Keep up your three-minute routine for as long as you feel you need to, when you feel you would like to extend the time, do so in increments. Extend to six minutes, then ten, and so on. You will feel you want to extend the time if you truly commit to the three minutes at a time. You will also feel you have enough time to do all the things you want to. Your self-care will feel manageable and pleasant instead of just another chore. It will also give you a glimpse into what true self-care is for you, what is the care your body and soul desires, you will learn what to incorporate and what to drop, and it will teach you how to create time for the things you want to do.

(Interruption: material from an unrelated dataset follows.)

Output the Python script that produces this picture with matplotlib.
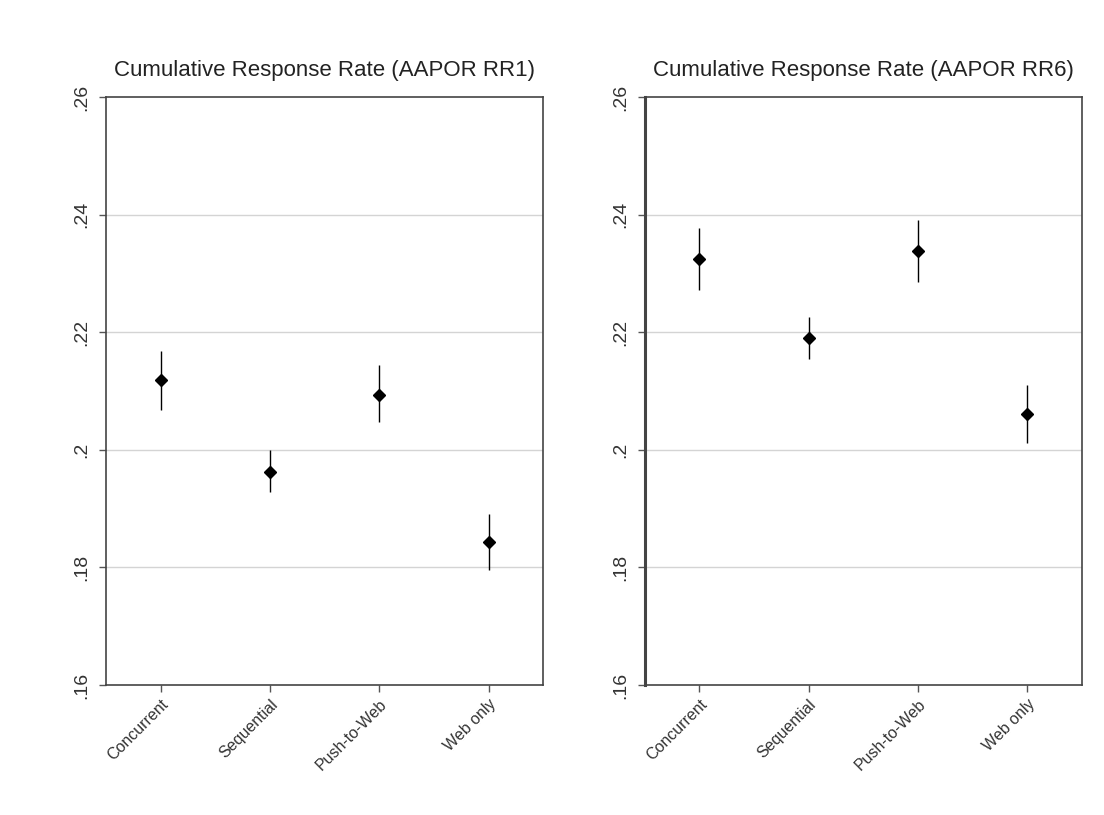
import numpy as np
import matplotlib
matplotlib.use("Agg")
import matplotlib.pyplot as plt

plt.rcParams['font.family'] = ['Liberation Sans', 'DejaVu Sans']

categories = ["Concurrent", "Sequential", "Push-to-Web", "Web only"]
titles = ["Cumulative Response Rate (AAPOR RR1)",
          "Cumulative Response Rate (AAPOR RR6)"]

# point estimates and 95% CI bounds
rr1_est = [0.2119, 0.1963, 0.2093, 0.1844]
rr1_lo = [0.2068, 0.1928, 0.2048, 0.1796]
rr1_hi = [0.2168, 0.1999, 0.2144, 0.1891]

rr6_est = [0.2325, 0.2190, 0.2338, 0.2061]
rr6_lo = [0.2272, 0.2154, 0.2286, 0.2011]
rr6_hi = [0.2377, 0.2226, 0.2390, 0.2111]

yticks = [0.16, 0.18, 0.20, 0.22, 0.24, 0.26]
ytick_labels = [".16", ".18", ".2", ".22", ".24", ".26"]

fig = plt.figure(figsize=(11.04, 8.15), dpi=100)
ax_pos = [[0.096, 0.1595, 0.396, 0.7215],
          [0.584, 0.1595, 0.396, 0.7215]]
series = [(rr1_est, rr1_lo, rr1_hi), (rr6_est, rr6_lo, rr6_hi)]

for i, (est, lo, hi) in enumerate(series):
    ax = fig.add_axes(ax_pos[i])
    x = np.arange(1, len(categories) + 1)
    est = np.array(est)
    ax.vlines(x, lo, hi, color="black", lw=1.0, zorder=3)
    ax.plot(x, est, "D", color="black", ms=6.5, zorder=4)

    ax.set_xlim(0.5, 4.5)
    ax.set_ylim(0.16, 0.26)
    ax.set_yticks(yticks)
    ax.set_yticklabels(ytick_labels, rotation=90, va="center", fontsize=14,
                       color="#333333")
    ax.set_xticks(x)
    ax.set_xticklabels(categories, rotation=45, ha="right",
                       rotation_mode="anchor", fontsize=11.5, color="#333333")
    for yv in yticks[1:-1]:
        ax.axhline(yv, color="#d4d4d4", lw=1.0, zorder=1)
    ax.tick_params(axis="both", direction="out", length=5, color="#555555",
                   width=1.0)
    ax.tick_params(axis="y", pad=6)
    for sp in ax.spines.values():
        sp.set_color("#444444")
        sp.set_linewidth(1.2)
    if i == 1:
        ax.spines["left"].set_linewidth(2.2)
    ax.set_title(titles[i], fontsize=16, color="#222222", pad=15)

fig.savefig("out.png", dpi=100, facecolor="white")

WE DON’T ALWAYS HAVE TO BE PRODUCTIVE
Another point to remember is that self-care isn’t only doing something, it is also not doing. We need time where we are just doing absolutely nothing productive! Schedule a day or two to just relax. A day where you don’t have to meditate or read a “deep” book, do laundry, plan meals or any of that, just relax, go for a walk, call a friend, take a nap, bake a cake, watch a romantic movie, and otherwise just hang about. That is also self-care, it is not lazy, it is not procrastination, it is not a waste of time. We don’t always have to be doing something “productive” and be always ON. Our nervous system needs this shut-off time, desperately. If you take the time to separate from all of it, it will feel more natural and you will be more productive when you return to doing things. I highly suggest making this a habit, do it on purpose, not when you are falling apart already, overwhelmed and burned out (although that is a good time too!) but when you feel you have had a good productive period of doing, have a nice period of not doing, without guilt but with absolute pleasure!